[Rows from a dataset of charts and code]
--- start ---

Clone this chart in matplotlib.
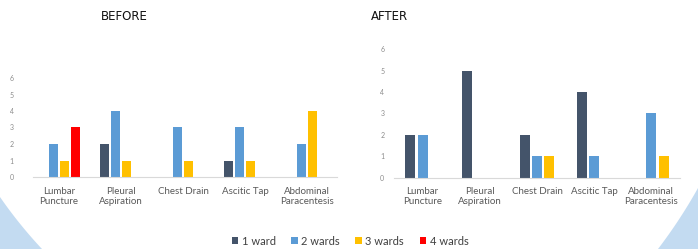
import numpy as np
import matplotlib
matplotlib.use("Agg")
import matplotlib.pyplot as plt
from matplotlib.patches import Polygon, Patch

# Datos
categorias = ["Lumbar\nPuncture", "Pleural\nAspiration", "Chest Drain",
              "Ascitic Tap", "Abdominal\nParacentesis"]
series = ["1 ward", "2 wards", "3 wards", "4 wards"]
colores = ["#44546A", "#5B9BD5", "#FFC000", "#FF0000"]

# BEFORE (0 = sin barra)
antes_1 = [0, 2, 0, 1, 0]
antes_2 = [2, 4, 3, 3, 2]
antes_3 = [1, 1, 1, 1, 4]
antes_4 = [3, 0, 0, 0, 0]

# AFTER
despues_1 = [2, 5, 2, 4, 0]
despues_2 = [2, 0, 1, 1, 3]
despues_3 = [0, 0, 1, 0, 1]

plt.rcParams['font.family'] = ['Lato', 'DejaVu Sans']

W, H = 698, 249
fig = plt.figure(figsize=(W / 100, H / 100), dpi=100)
fig.patch.set_facecolor("white")

# Fondo decorativo (esquinas azules de la diapositiva)
azul_fondo = "#C3DBF1"
def esquina(p0, p1, cy, esquina_px):
    # circulo con centro en altura cy que pasa por p0 y p1
    cx = ((p1[0]**2 + (p1[1] - cy)**2) - (p0[0]**2 + (p0[1] - cy)**2)) / (2 * (p1[0] - p0[0]))
    r = np.hypot(p0[0] - cx, p0[1] - cy)
    t0 = np.arctan2(p0[1] - cy, p0[0] - cx)
    t1 = np.arctan2(p1[1] - cy, p1[0] - cx)
    extra = 0.08 * np.sign(t1 - t0)
    t = np.linspace(t0 - extra, t1 + extra, 100)
    xs = cx + r * np.cos(t)
    ys = cy + r * np.sin(t)
    pts = [(x / W, 1 - y / H) for x, y in zip(xs, ys)]
    pts.append((esquina_px[0] / W, 1 - esquina_px[1] / H))
    fig.patches.append(Polygon(pts, closed=True, transform=fig.transFigure,
                               facecolor=azul_fondo, edgecolor="none", zorder=0))

esquina((0, 197), (42, 249), -60, (-40, 320))
esquina((658, 249), (698, 188), -60, (740, 320))

def estilo(ax, pad_y):
    for s in ["top", "right", "left"]:
        ax.spines[s].set_visible(False)
    ax.spines["bottom"].set_color("#D9D9D9")
    ax.spines["bottom"].set_linewidth(0.8)
    ax.set_facecolor("none")
    ax.tick_params(axis="y", length=0, labelsize=5, labelcolor="#8C8C8C", pad=pad_y)
    ax.tick_params(axis="x", length=0, labelsize=7, labelcolor="#595959", pad=7)
    ax.set_yticks(range(0, 7))
    ax.set_xticks(np.arange(len(categorias)))
    ax.set_xticklabels(categorias, linespacing=1.15)

x = np.arange(len(categorias))

# Gráfica BEFORE
ax1 = fig.add_axes([33 / W, 1 - 177 / H, 304 / W, 6.5 * 16.5 / H])
paso, ancho = 0.177, 0.145
for k, vals in enumerate([antes_1, antes_2, antes_3, antes_4]):
    ax1.bar(x + (k - 1.5) * paso, vals, ancho, color=colores[k], zorder=2)
ax1.set_xlim(-0.42, 4.48)
ax1.set_ylim(0, 6.5)
estilo(ax1, 14)

# Gráfica AFTER
ax2 = fig.add_axes([394 / W, 1 - 177.7 / H, 286 / W, 6.2 * 21.4 / H])
paso, ancho = 0.218, 0.175
for k, vals in enumerate([despues_1, despues_2, despues_3]):
    ax2.bar(x + (k - 1) * paso, vals, ancho, color=colores[k], zorder=2)
ax2.set_xlim(-0.5, 4.5)
ax2.set_ylim(0, 6.2)
estilo(ax2, 7)

# Títulos
fig.text(124 / W, 1 - 17 / H, "BEFORE", ha="center", va="center", fontsize=8.5,
         family=['Liberation Sans Narrow', 'DejaVu Sans'], color="#111111")
fig.text(389 / W, 1 - 17 / H, "AFTER", ha="center", va="center", fontsize=8.5,
         family=['Liberation Sans Narrow', 'DejaVu Sans'], color="#111111")

# Leyenda
manejadores = [Patch(facecolor=c, edgecolor="none") for c in colores]
fig.legend(manejadores, series, loc="center", bbox_to_anchor=(350 / W, 1 - 241 / H),
           ncol=4, frameon=False, fontsize=8, labelcolor="#404040",
           handlelength=0.6, handleheight=0.6, handletextpad=0.3,
           columnspacing=1.4)

fig.savefig("out.png", dpi=100)
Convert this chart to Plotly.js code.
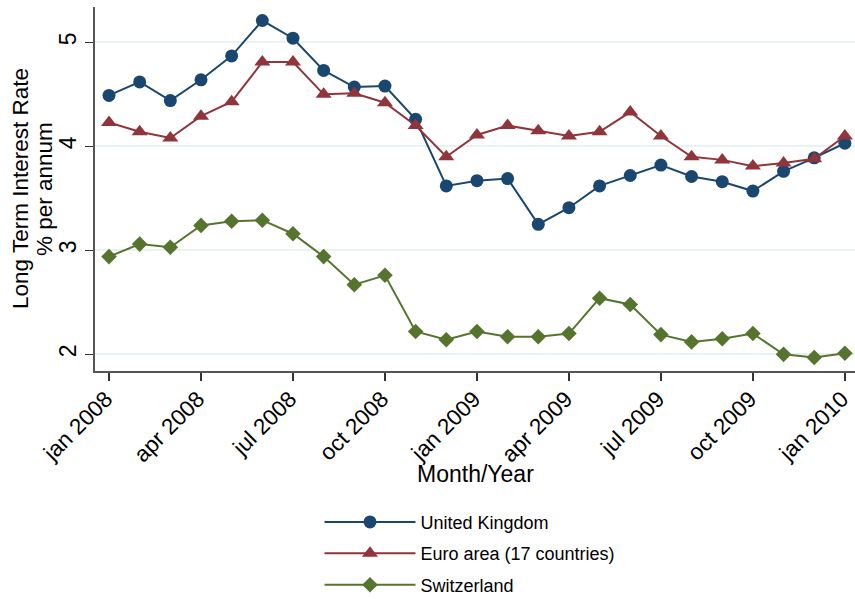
<!DOCTYPE html>
<html>
<head>
<meta charset="utf-8">
<script src="https://cdn.plot.ly/plotly-3.0.1.min.js"></script>
<style>html,body{margin:0;padding:0;background:#fff}#chart{width:855px;height:599px}</style>
</head>
<body>
<div id="chart"></div>
<script>
const months = ["2008-01","2008-02","2008-03","2008-04","2008-05","2008-06","2008-07","2008-08","2008-09","2008-10","2008-11","2008-12",
  "2009-01","2009-02","2009-03","2009-04","2009-05","2009-06","2009-07","2009-08","2009-09","2009-10","2009-11","2009-12","2010-01"];
const ukRates = [4.49,4.62,4.44,4.64,4.87,5.21,5.04,4.73,4.57,4.58,4.26,3.62,3.67,3.69,3.25,3.41,3.62,3.72,3.82,3.71,3.66,3.57,3.76,3.89,4.03];
const euroRates = [4.23,4.14,4.08,4.29,4.43,4.81,4.81,4.50,4.51,4.42,4.20,3.90,4.11,4.20,4.15,4.10,4.14,4.33,4.10,3.90,3.87,3.81,3.84,3.88,4.10];
const swissRates = [2.94,3.06,3.03,3.24,3.28,3.29,3.16,2.94,2.67,2.76,2.22,2.14,2.22,2.17,2.17,2.20,2.54,2.48,2.19,2.12,2.15,2.20,2.00,1.97,2.01];
const tickMonths = ["2008-01","2008-04","2008-07","2008-10","2009-01","2009-04","2009-07","2009-10","2010-01"];
const tickLabels = ["jan 2008","apr 2008","jul 2008","oct 2008","jan 2009","apr 2009","jul 2009","oct 2009","jan 2010"];
const seriesNames = ["United Kingdom","Euro area (17 countries)","Switzerland"];
const yTitleLines = ["Long Term Interest Rate","% per annum"];
const xTitle = "Month/Year";

const font = "Liberation Sans, Arial, sans-serif";
const traces = [
  {x: months, y: ukRates, name: seriesNames[0], legendgroup: "a", mode: "lines+markers",
   line: {color: "#1a476f", width: 2}, marker: {symbol: "circle", size: 13, color: "#1a476f"}},
  {x: months, y: euroRates, name: seriesNames[1], legendgroup: "b", mode: "lines+markers",
   line: {color: "#90353b", width: 2}, marker: {symbol: "triangle-up", size: 14, color: "#90353b"}},
  {x: months, y: swissRates, name: seriesNames[2], legendgroup: "c", mode: "lines+markers",
   line: {color: "#55752f", width: 2}, marker: {symbol: "diamond", size: 12, color: "#55752f"}}
];
const layout = {
  width: 855, height: 599,
  margin: {l: 95, r: 0, t: 7, b: 228, autoexpand: false},
  paper_bgcolor: "#fff", plot_bgcolor: "#fff",
  font: {family: font, color: "#000", size: 17},
  showlegend: true,
  legend: {x: 0.2954, xanchor: "left", y: -0.3645, yanchor: "top", orientation: "v",
    font: {family: font, size: 18, color: "#000"}, itemwidth: 91, tracegroupgap: 5,
    bgcolor: "rgba(0,0,0,0)"},
  annotations: [
    {xref: "paper", yref: "paper", x: (20 - 95) / 760, y: 0.5, xanchor: "center", yanchor: "middle",
     text: yTitleLines[0], textangle: -90, showarrow: false, font: {size: 22.5, family: font, color: "#000"}},
    {xref: "paper", yref: "paper", x: (44 - 95) / 760, y: 0.5, xanchor: "center", yanchor: "middle",
     text: yTitleLines[1], textangle: -90, showarrow: false, font: {size: 22.5, family: font, color: "#000"}},
    {xref: "paper", yref: "paper", x: (476 - 95) / 760, y: (371 - 474) / 364, xanchor: "center", yanchor: "middle",
     text: xTitle, showarrow: false, font: {size: 23, family: font, color: "#000"}}
  ],
  xaxis: {type: "category", categoryorder: "array", categoryarray: months,
    range: [-0.457, 24.33], tickmode: "array", tickvals: tickMonths, ticktext: tickLabels,
    tickangle: -45, ticks: "outside", ticklen: 8, tickwidth: 1.3, tickcolor: "#333",
    ticklabelstandoff: -4, ticklabelshift: -3,
    showline: true, linecolor: "#555", linewidth: 2, showgrid: false, zeroline: false,
    tickfont: {size: 22.5, family: font}, automargin: false},
  yaxis: {range: [1.84, 5.34], tickmode: "array", tickvals: [2,3,4,5],
    tickangle: -90, ticks: "outside", ticklen: 8, tickwidth: 1.3, tickcolor: "#333",
    showline: true, linecolor: "#555", linewidth: 2, showgrid: true, gridcolor: "#e9f1f2", gridwidth: 2,
    zeroline: false, tickfont: {size: 23, family: font}, automargin: false}
};
Plotly.newPlot("chart", traces, layout, {displayModeBar: false, staticPlot: true});
</script>
</body>
</html>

--- end ---

» **SHORT PROBLEM**: Copy exactly the lines running from the beginning of the listing through the line that has "antes_4 = [3, 0, 0, 0, 0]". Drop the pictures.

» **RESPONSE**:
Clone this chart in matplotlib.
import numpy as np
import matplotlib
matplotlib.use("Agg")
import matplotlib.pyplot as plt
from matplotlib.patches import Polygon, Patch

# Datos
categorias = ["Lumbar\nPuncture", "Pleural\nAspiration", "Chest Drain",
              "Ascitic Tap", "Abdominal\nParacentesis"]
series = ["1 ward", "2 wards", "3 wards", "4 wards"]
colores = ["#44546A", "#5B9BD5", "#FFC000", "#FF0000"]

# BEFORE (0 = sin barra)
antes_1 = [0, 2, 0, 1, 0]
antes_2 = [2, 4, 3, 3, 2]
antes_3 = [1, 1, 1, 1, 4]
antes_4 = [3, 0, 0, 0, 0]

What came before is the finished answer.